The Office of Inspector General explained in a March 20 “management alert” to department leaders that approximately $6 billion has gone unaccounted for over the past six years. The note said the number of missing documents “exposes the department to significant financial risk” and is a dangerous lack of oversight.
“It creates conditions conducive to fraud, as corrupt individuals may attempt to conceal evidence of illicit behavior by omitting key documents from the contract file,” the inspector general wrote. “It impairs the ability of the Department to take effective and timely action to protect is interests and, in turn, those of taxpayers.”
There is no indication that representatives within the Bureau of Administration’s Office of the Procurement Executive (A/OPE) fraudulently filed any of the missing contracts, only that State Department brass misplaced the necessary paperwork. The omissions are especially notable, though, because of similar memos that have noted budgetary oversights in the past.
In one instance, the State Department could not locate files regarding payments to contractors assisting US military forces in Iraq. That incident, one of the “repeated examples of poor contract file administration,” according to the inspector general, included contracts worth $2.1 billion.
An unrelated audit of the Bureau of African Affairs indicated the department could not supply the “complete contract administration files” for even one of the eight contracts, worth a total of nearly $35 million, under examination.
“The failure to maintain contract files adequately creates significant financial risk and demonstrates a lack of internal control over the Department’s contract actions,” the report noted.
While no proof of fraudulent payments was mentioned, the Office of Inspector General did warn that lax record-keeping standards does create the potential for abuse.
“OIG recommends that the Under Secretary for Management ensure that contracting officers and their supporting personnel, and A/OPE specialists conducting oversight visits, have resources sufficient to maintain adequate contract files in accordance with relevant regulations and policies,” the officials recommended.
The report also encouraged the State Department to hold employees accountable when they are found to have committed such infractions.
The State Department, which is responsible for a vast number of duties relating to international relations, has also announced that it will publish ambassador qualifications from now on.
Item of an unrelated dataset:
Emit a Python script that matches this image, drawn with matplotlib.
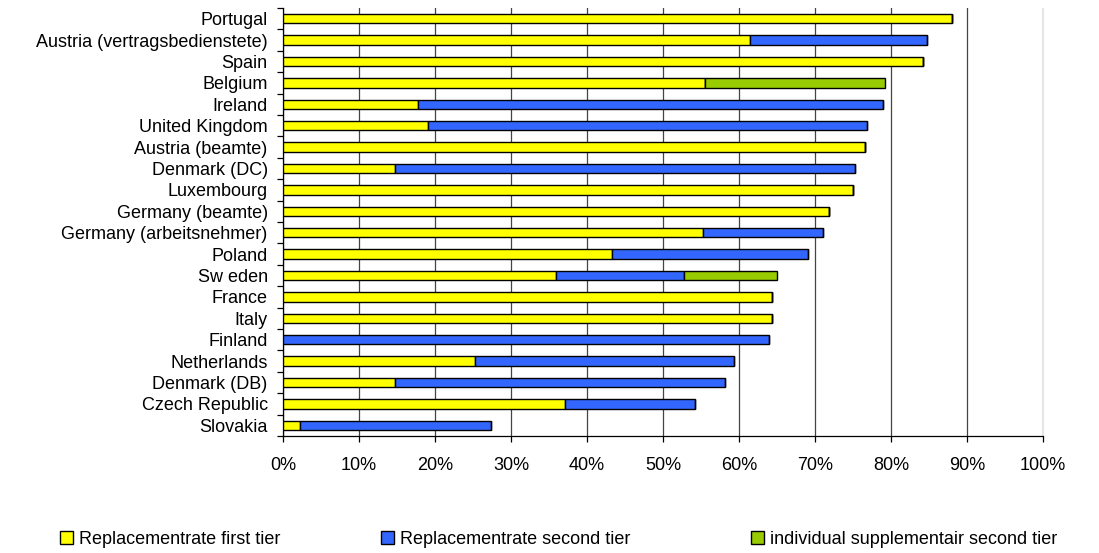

The Obama administration has come under fire because of the perception that not all newly appointed State Department ambassadors were up to the task of heading up US relations in other countries. The necessary “certificates of demonstrated competence” were previously only available to lawmakers, but will now be made available to the public, American Foreign Service Association President Robert Silverman told USA Today.
“We believe transparency of the nomination process is an important step,” he said Friday. “We very much appreciate the efforts of the White House and State Department, and AFSA – as the voice of the Foreign service – looks forward to working to assure that our country is represented by the very best men and women at our diplomatic missions abroad.”